In the days before our industry was truly globalized, it seemed that events affecting timing were centered on a US calendar. The end of the tax year (i.e, December 31st) always was a busy time as buyers worked to book a purchase in the current year, thereby taking advantage of possible tax incentives. If you purchased before the end of the third quarter, by the last day of September, your firm received a bigger depreciation than if the aircraft was acquired in the fourth quarter, creating another period of increased activity.

Periods of slower activity were always the summer months. Kids out of school, family trips and vacations took the focus off of purchasing aircraft. Even corporations suffered from this lull for much the same reason. Lazy days of summer brought frustration to sellers who became anxious because aircraft did not move. Such inactivity often manifested into a more aggressive pricing strategy and created a more favorable purchase price. Buyers in a slow period were often rewarded with better pricing.

Globalization as a Factor

Let’s look at how these peaks and valleys have ebbed and flowed. As soon as our industry began to grow in the early 2000s, in large part due to emerging markets taking over the spotlight, movement occurred in peaks and valleys that were no longer related to the calendar. The OEM’s (original equipment manufacturer) order books changed dramatically with respect to domestic verses international deliveries.

Traditionally the percentage of aircraft built and delivered was lopsided with respect to domestic and international buyers. On average 30% of new aircraft were delivered internationally. The US market dominated.

As the emerging markets—Asia, China, Russia, India and the Middle East—came into their own the delivery numbers started to shift significantly. International deliveries peaked to 70% with domestic deliveries diving to the 30% level. This phenomenon accounted for drastic changes in the magic of timing.

Not all of the emerging markets enjoyed the same opportunities that the US did with respect to depreciation benefits, so the end-of-the-year rush to purchase was eliminated or greatly reduced. Vacation timing and reduced activity during the summer months did not necessarily transcend globally. Activity as a result of globalization balanced out.

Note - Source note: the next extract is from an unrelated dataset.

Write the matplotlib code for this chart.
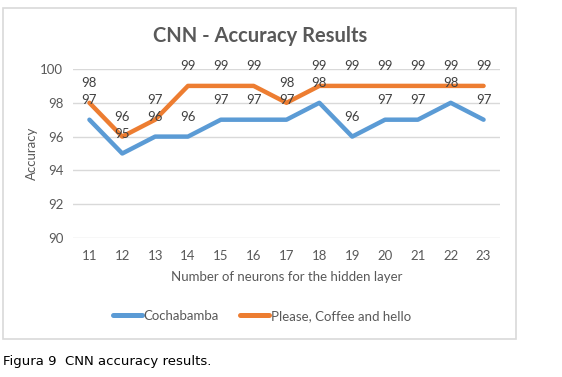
import matplotlib.pyplot as plt
from matplotlib.patches import Rectangle

# data
neurons = ["11", "12", "13", "14", "15", "16", "17", "18", "19", "20", "21", "22", "23"]
cochabamba = [97, 95, 96, 96, 97, 97, 97, 98, 96, 97, 97, 98, 97]
please_coffee_hello = [98, 96, 97, 99, 99, 99, 98, 99, 99, 99, 99, 99, 99]
y_ticks = [90, 92, 94, 96, 98, 100]

W, H = 562, 377
BLUE = "#5B9BD5"
ORANGE = "#ED7D31"
TXT = "#595959"
GRID = "#D9D9D9"

plt.rcParams.update({"font.family": ["Lato", "DejaVu Sans"]})

fig = plt.figure(figsize=(W / 100, H / 100), dpi=100)
fig.patch.set_facecolor("white")

# chart frame (pixel coords -> figure fraction)
def px(x0, y0, x1, y1):
    return [x0 / W, 1 - y1 / H, (x1 - x0) / W, (y1 - y0) / H]

fig.patches.append(Rectangle((3 / W, 1 - 339 / H), 513 / W, 331 / H,
                             transform=fig.transFigure, fill=False,
                             edgecolor=GRID, linewidth=1.2))

ax = fig.add_axes(px(73, 69, 500, 238))
x = list(range(len(neurons)))
ax.plot(x, cochabamba, color=BLUE, lw=3.2, solid_joinstyle="round",
        solid_capstyle="round", label="Cochabamba", zorder=3)
ax.plot(x, please_coffee_hello, color=ORANGE, lw=3.2, solid_joinstyle="round",
        solid_capstyle="round", label="Please, Coffee and hello", zorder=3)

for xi, v in zip(x, cochabamba):
    ax.annotate(str(v), (xi, v), xytext=(0, 14), textcoords="offset points",
                ha="center", va="center", fontsize=9.5, color="#404040", zorder=4)
for xi, v in zip(x, please_coffee_hello):
    ax.annotate(str(v), (xi, v), xytext=(0, 14), textcoords="offset points",
                ha="center", va="center", fontsize=9.5, color="#404040", zorder=4)

ax.set_xlim(-0.5, len(neurons) - 0.5)
ax.set_ylim(90, 100)
ax.set_yticks(y_ticks)
ax.set_xticks(x, neurons)
ax.grid(axis="y", color=GRID, linewidth=1)
ax.set_axisbelow(True)
for s in ax.spines.values():
    s.set_visible(False)
ax.tick_params(length=0, colors=TXT, labelsize=9.5)
ax.tick_params(axis="x", pad=9)
ax.tick_params(axis="y", pad=7)

ax.set_xlabel("Number of neurons for the hidden layer", color=TXT, fontsize=9.5, labelpad=6)
ax.set_ylabel("Accuracy", color=TXT, fontsize=9.5, labelpad=2)

fig.text(260 / W, 1 - 36 / H, "CNN - Accuracy Results", ha="center", va="center",
         fontsize=14.5, fontweight="bold", color=TXT)

leg = fig.legend(loc="center", bbox_to_anchor=(262 / W, 1 - 316 / H), ncol=2,
                 frameon=False, fontsize=9.5, handlelength=2.2, handletextpad=0.1,
                 columnspacing=1.6)
for line in leg.get_lines():
    line.set_linewidth(3.6)
for t in leg.get_texts():
    t.set_color(TXT)

fig.text(3 / W, 1 - 362 / H, "Figura 9", ha="left", va="center", fontsize=9.5,
         color="black", family=["DejaVu Sans"])
fig.text(65 / W, 1 - 362 / H, "CNN accuracy results.", ha="left", va="center",
         fontsize=9.5, color="black", family=["DejaVu Sans"])

fig.savefig("out.png", dpi=100)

Those of us who make their living assisting buyers and sellers (including the service providers who support the maintenance and modification process) experienced a more level business cycle.

As we begin to enjoy what seems like a modest recovery, the US is beginning to regain the delivery advantage it once had. Now deliveries are more 60% domestic and 40% international. This shift back to traditional levels in deliveries, accompanied by a dominance of US transactions even among pre-owned aircraft, means that the timing of the lulls and the peaks have shifted back to a summer and year-end focus.

As a Board considers a plan to acquire or sell, understanding market peaks and valleys can be very helpful. As a buyer, being ready to act in the summer doldrums can be beneficial. Conversely, as a seller, understanding the summer lull and planning for it can minimize anxiety and the necessity to discount sharply.

I believe there are other significant timing factors that are not calendar related and when identified can work like magic. At my company as we search for aircraft to buy for clients, we are always keen to understand seller motivation and sensitivities.

• Is a seller coming up against a 1031 Tax Free Exchange deadline (obviously a timing issue)?

• Do they have the delivery of a new aircraft looming?

• Are there financial pressures that are creating an immediate need to sell?

Once we can identify these needs on the part of a seller we may be able to help solve their problem while shaping a more favorable buying opportunity for our client. We never think of this as an unfair buying opportunity—just a way to build a win-win scenario for both sides.

So there may not be any magic wands for a Board when it comes to timing a purchase or sale, but there very well may be magic in timing.